Humanitarian aid convoys finally reached the stranded refugees in Malina Mala yesterday afternoon, as Nato planes carried out intense bombing just across the border in Kosovo. Throughout the early afternoon the sound of aircraft and the boom of explosions could be heard in the village which is just a few hundred yards from the Kosovo border. Police armed with sniper rifles and automatic weapons accompanied the aid convoy after reports that Serb soldiers had been seen close by.

After four days of being refused access by the Macedonian authorities, a convoy of lorries from the United Nations High Commission for Refugees and the World Food Programme was finally allowed into Malina Mala in the late afternoon.

Between 4,000 and 6,000 ethnic Albanian refugees, have arrived in the village since Saturday morning.
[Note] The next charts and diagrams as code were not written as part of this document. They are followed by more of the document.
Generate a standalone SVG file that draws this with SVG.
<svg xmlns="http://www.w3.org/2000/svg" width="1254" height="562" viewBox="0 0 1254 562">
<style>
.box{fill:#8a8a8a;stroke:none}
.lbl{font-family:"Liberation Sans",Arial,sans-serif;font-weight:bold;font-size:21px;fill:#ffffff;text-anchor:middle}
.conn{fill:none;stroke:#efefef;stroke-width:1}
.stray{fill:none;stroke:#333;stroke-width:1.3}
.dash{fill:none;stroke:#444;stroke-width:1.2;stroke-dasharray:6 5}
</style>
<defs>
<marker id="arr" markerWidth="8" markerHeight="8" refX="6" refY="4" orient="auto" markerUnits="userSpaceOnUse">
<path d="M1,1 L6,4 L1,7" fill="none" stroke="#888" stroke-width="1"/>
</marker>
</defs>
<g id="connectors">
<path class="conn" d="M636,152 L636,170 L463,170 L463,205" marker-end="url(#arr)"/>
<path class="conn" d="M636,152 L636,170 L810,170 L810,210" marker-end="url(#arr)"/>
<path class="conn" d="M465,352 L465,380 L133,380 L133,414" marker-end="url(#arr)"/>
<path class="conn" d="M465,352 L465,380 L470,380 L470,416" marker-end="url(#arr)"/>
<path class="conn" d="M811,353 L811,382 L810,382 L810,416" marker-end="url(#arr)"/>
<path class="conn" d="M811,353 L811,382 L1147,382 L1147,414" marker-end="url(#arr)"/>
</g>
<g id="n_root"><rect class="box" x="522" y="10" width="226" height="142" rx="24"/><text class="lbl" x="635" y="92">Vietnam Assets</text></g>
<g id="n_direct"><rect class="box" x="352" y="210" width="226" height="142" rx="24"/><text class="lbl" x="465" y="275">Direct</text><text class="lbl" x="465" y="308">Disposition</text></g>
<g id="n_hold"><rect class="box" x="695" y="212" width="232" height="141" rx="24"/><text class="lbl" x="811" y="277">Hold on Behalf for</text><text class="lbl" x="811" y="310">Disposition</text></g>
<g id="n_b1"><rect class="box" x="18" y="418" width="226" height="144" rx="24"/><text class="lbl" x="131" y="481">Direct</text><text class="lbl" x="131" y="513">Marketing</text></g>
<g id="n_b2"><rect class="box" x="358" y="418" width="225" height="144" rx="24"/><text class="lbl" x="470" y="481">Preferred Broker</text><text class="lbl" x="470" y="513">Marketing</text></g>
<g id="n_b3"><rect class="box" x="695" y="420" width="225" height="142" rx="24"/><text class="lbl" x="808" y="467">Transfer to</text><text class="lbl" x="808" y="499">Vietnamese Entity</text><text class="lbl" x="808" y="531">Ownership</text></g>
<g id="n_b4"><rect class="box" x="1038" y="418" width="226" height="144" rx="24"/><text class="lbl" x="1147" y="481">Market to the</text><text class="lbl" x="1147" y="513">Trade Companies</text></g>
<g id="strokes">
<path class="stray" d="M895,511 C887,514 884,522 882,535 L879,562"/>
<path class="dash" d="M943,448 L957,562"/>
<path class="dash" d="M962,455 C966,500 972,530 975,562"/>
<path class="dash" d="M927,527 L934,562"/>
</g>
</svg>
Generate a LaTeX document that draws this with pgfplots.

Early yesterday, the Macedonian police ordered a few hundred to begin a four-hour walk to western Macedonia from where they were to be transported to refugee camps. About 2,000 have been dispersed among the mountain hamlets in an attempt to reduce the terrible overcrowding.

Local ethnic Albanian families in the village have each been putting up as many as 100 refugees in their houses and before the arrival of the convoys food was in short supply.

The humanitarian agencies remain mystified as to why it took so long to gain access. Even after they had made their deliveries Macedonian police checked the outgoing lorries for stowaways and spoke harshly to journalists travelling with the convoy.

"If I see you here again," The Independent was told by one police officer, "I will break your legs."